Fill all six with *strong, varied* shots. Empty slots and repetitive photos both read as low effort.
Make the first photo count
Your lead photo still does the heavy lifting — it's the first thing anyone sees. Keep it a close, well-lit, solo shot with eye contact and a real smile. Save the group photos, the sunglasses, and the artsy wide shots for later slots. If your current first photo is a dim selfie, that single fix usually does more than anything else.
Pair photos with prompts
Hinge profiles are photos *and* prompts interwoven. The magic happens when they reinforce each other — a travel photo next to a prompt about your favorite trip, a cooking shot next to a food prompt. We cover this pairing in depth in the best photos for Hinge prompts, but the principle is simple: every photo should either look great, say something, or set up a prompt.
Common Hinge photo mistakes
- All headshots, no body shot. People notice the omission.
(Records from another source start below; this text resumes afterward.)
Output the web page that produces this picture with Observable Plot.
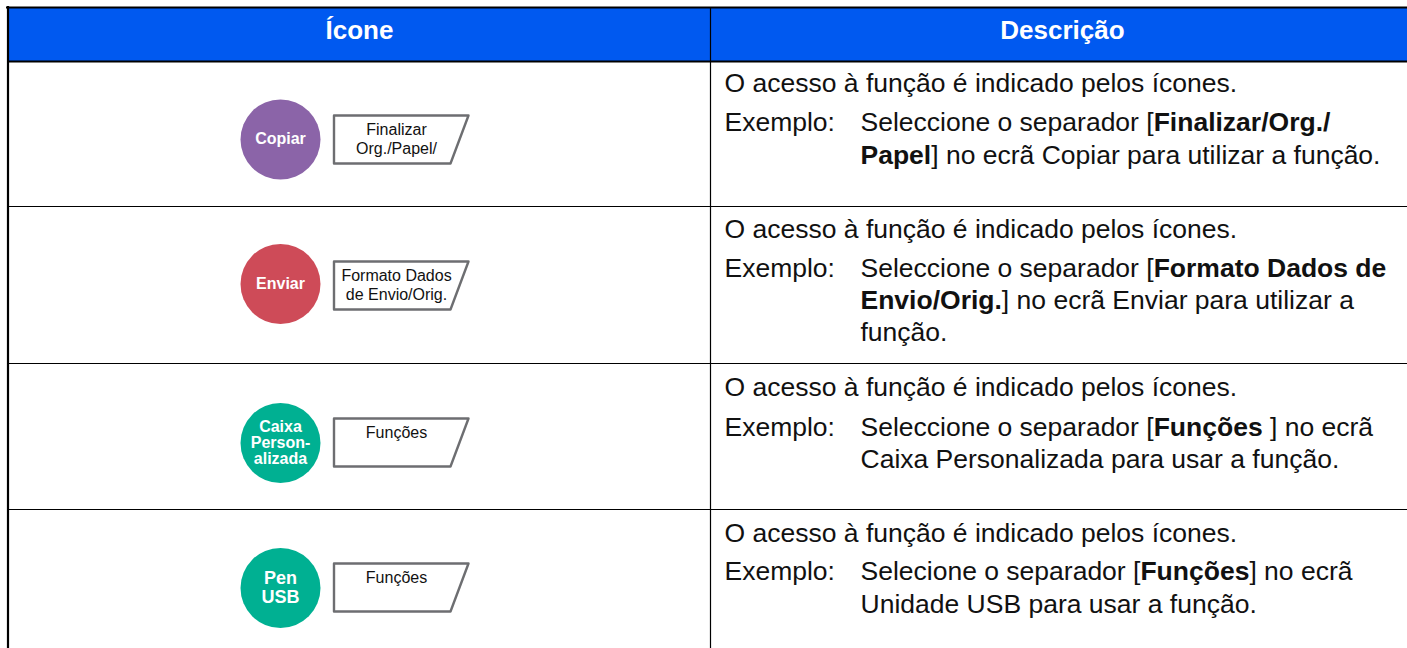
<!DOCTYPE html>
<html><head><meta charset="utf-8">
<script src="https://cdn.jsdelivr.net/npm/d3@7"></script>
<script src="https://cdn.jsdelivr.net/npm/@observablehq/plot@0.6"></script>
<style>html,body{margin:0;padding:0;background:#fff}svg{display:block}</style>
</head><body><div id="c"></div>
<script>
const headers = ["Ícone", "Descrição"];
const circleLabels = [["Copiar"], ["Enviar"], ["Caixa", "Person-", "alizada"], ["Pen", "USB"]];
const circleColors = ["#8B64A8", "#CE4B58", "#00B092", "#00B092"];
const circleCenters = [138.5, 283.5, 442, 587.5];
const circleFont = [16, 16, 16, 18];
const circleLead = [0, 0, 16, 19];
const tabLabels = [["Finalizar", "Org./Papel/"], ["Formato Dados", "de Envio/Orig."], ["Funções"], ["Funções"]];
const tabTops = [115, 261, 418, 563];
const intro = "O acesso à função é indicado pelos ícones.";
const exampleWord = "Exemplo:";
const introY = [83, 229, 387, 533];
const exampleY = [122, 268, 427, 571];
const lines = [
  [[122, "Seleccione o separador [**Finalizar/Org./**"], [155, "**Papel**] no ecrã Copiar para utilizar a função."]],
  [[268, "Seleccione o separador [**Formato Dados de**"], [300, "**Envio/Orig.**] no ecrã Enviar para utilizar a"], [332, "função."]],
  [[427, "Seleccione o separador [**Funções** ] no ecrã"], [459, "Caixa Personalizada para usar a função."]],
  [[571, "Selecione o separador [**Funções**] no ecrã"], [604, "Unidade USB para usar a função."]]
];
const rowRules = [206, 363, 509];

const FONT = "'Liberation Sans', Arial, sans-serif";
const rows = d3.range(4);
const circles = rows.map(i => ({x: 280, y: [139, 283.5, 442.5, 587.5][i], fill: circleColors[i]}));
const circleText = rows.flatMap(i => circleLabels[i].map((t, k) => ({
  t, x: 280, size: circleFont[i],
  y: circleCenters[i] + (k - (circleLabels[i].length - 1) / 2) * circleLead[i]
})));
const tabs = rows.flatMap(i => [[333.5,0],[468,0],[450,48],[333.5,48],[333.5,0]].map(([x, dy]) => ({x, y: tabTops[i] + dy, row: i})));
const tabText = rows.flatMap(i => tabLabels[i].map((t, k) => ({t, x: 396, y: tabTops[i] + 14 + k * 19})));
const body = [
  ...rows.map(i => ({t: intro, x: 724, y: introY[i]})),
  ...rows.map(i => ({t: exampleWord, x: 724, y: exampleY[i]})),
  ...lines.flatMap(r => r.map(([y, t]) => ({t, x: 860, y})))
];

function richText(index, scales, values, dimensions, context, next) {
  const g = next(index, scales, values, dimensions, context);
  d3.select(g).selectAll("text").each(function () {
    const raw = this.textContent, sel = d3.select(this);
    if (!raw.includes("**")) return;
    sel.text(null);
    raw.split("**").forEach((s, k) => {
      if (s) sel.append("tspan").attr("font-weight", k % 2 ? "bold" : "normal").text(s);
    });
  });
  return g;
}

const chart = Plot.plot({
  width: 1407, height: 648, margin: 0,
  x: {type: "linear", domain: [0, 1407], range: [0, 1407], axis: null},
  y: {type: "linear", domain: [0, 648], range: [0, 648], axis: null},
  style: {fontFamily: FONT, background: "#fff"},
  marks: [
    Plot.rect([{x1: 8, x2: 1407, y1: 7, y2: 61}], {x1: "x1", x2: "x2", y1: "y1", y2: "y2", fill: "#0059F0", inset: 0}),
    Plot.ruleY(rowRules, {stroke: "#000", strokeWidth: 1.2, x1: 8, x2: 1407}),
    Plot.ruleY([7], {stroke: "#000", strokeWidth: 2.2, x1: 6, x2: 1407}),
    Plot.ruleY([61], {stroke: "#000", strokeWidth: 2.2, x1: 8, x2: 1407}),
    Plot.ruleX([7.5], {stroke: "#000", strokeWidth: 2.2, y1: 6, y2: 648}),
    Plot.ruleX([710], {stroke: "#000", strokeWidth: 1.2, y1: 7, y2: 648}),
    Plot.text(headers, {x: [359, 1062], y: [30, 30], text: d => d, fill: "#fff", fontWeight: "bold", fontSize: 26, textAnchor: "middle", lineAnchor: "middle"}),
    Plot.dot(circles, {x: "x", y: "y", r: 40, fill: "fill", stroke: null}),
    Plot.text(circleText, {x: "x", y: "y", text: "t", fontSize: "size", fill: "#fff", fontWeight: "bold", textAnchor: "middle", lineAnchor: "middle"}),
    Plot.line(tabs, {x: "x", y: "y", z: "row", stroke: "#6D6E71", strokeWidth: 2.4, fill: "#fff", curve: "linear"}),
    Plot.text(tabText, {x: "x", y: "y", text: "t", fontSize: 16, fill: "#111", textAnchor: "middle", lineAnchor: "middle"}),
    Plot.text(body, {x: "x", y: "y", text: "t", fontSize: 26.5, fill: "#111", textAnchor: "start", lineAnchor: "middle", render: richText})
  ]
});
document.getElementById("c").appendChild(chart);
</script></body></html>
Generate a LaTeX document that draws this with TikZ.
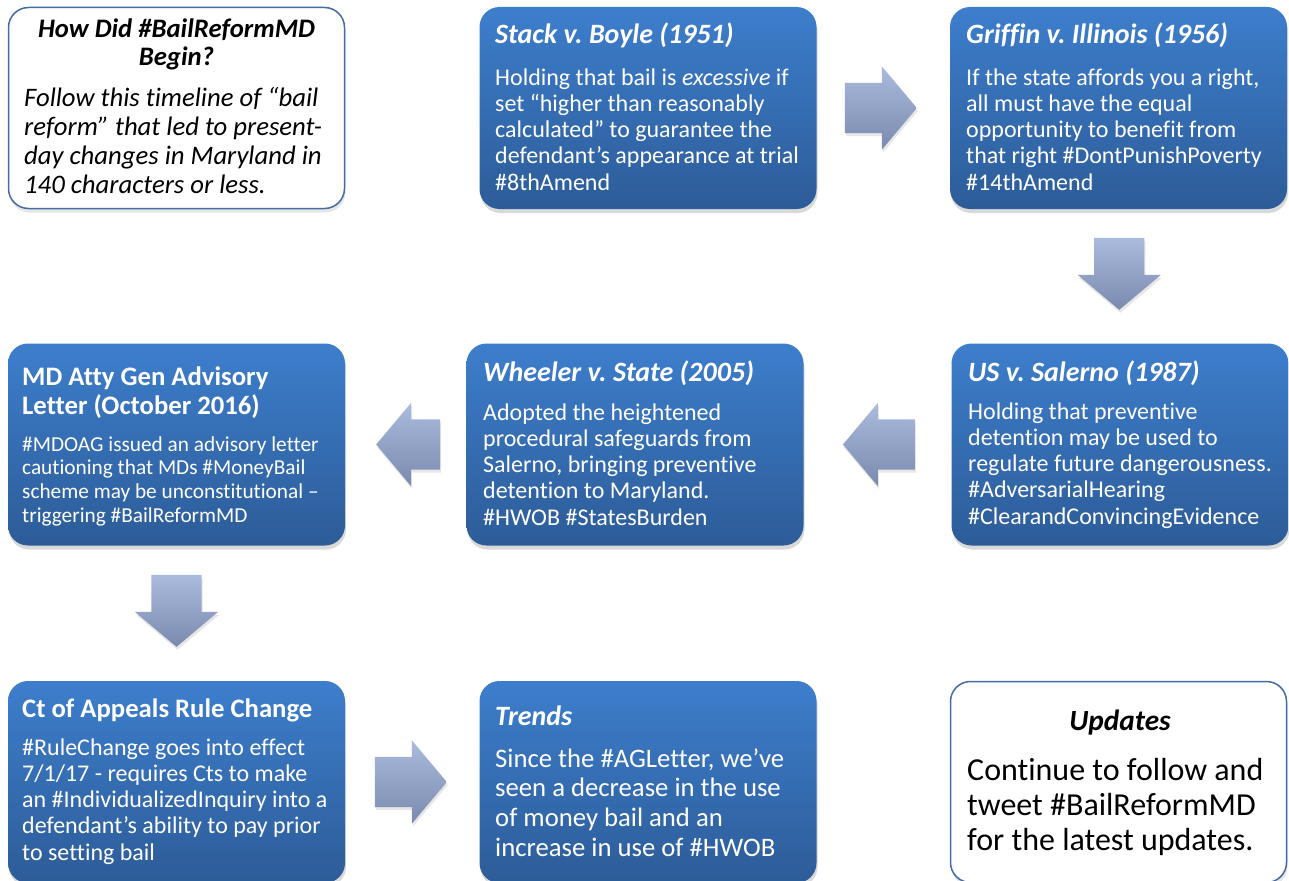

- Six versions of the same look. No variety, no story.
- A group shot as the lead. Nobody should have to find you.
- Heavy filters. They read as hiding something — and trip up Hinge's selfie verification when you don't match your pics.
- Nothing recent. Out-of-date photos backfire the moment you meet.
For the full list, see the dating-app photo mistakes that quietly kill profiles.
Where AI photos help
The hardest part of a strong Hinge lineup is *variety* — six genuinely different, well-lit shots in different settings. Most guys don't have that on their camera roll. If that's you, AI photo generation can build the full set from a handful of selfies, giving you the range Hinge rewards without a weekend-long shoot. The trick is keeping it natural: real scenes, your own face, careful curation. You can turn a few selfies into a varied, dating-ready set here.
Just hold the same bar you'd hold for any photo — keep the believable ones, cut anything with odd hands or fantasy backdrops, and make sure each shot still looks like a real picture of you.
Frequently Asked Questions
How many photos do I need on Hinge? Use all six slots, filled with strong, varied photos. Hinge profiles with empty slots or repetitive shots look low-effort.
What should my first Hinge photo be? A close, well-lit, solo face shot with eye contact and a genuine smile. It's your anchor — make it your single best photo.
Do Hinge photos need captions? You can add prompts and comments to photos, and pairing a photo with a relevant prompt gives people an easy way to start a conversation. See our [Hinge prompt photo guide](/blog/best-photos-for-hinge-prompts).
Can I use AI-generated photos on Hinge? Yes, if you keep them believable and clean — built from your own selfies, naturally lit, well-curated, and free of AI metadata. Treat them exactly like real photos: only post the ones that genuinely look like you.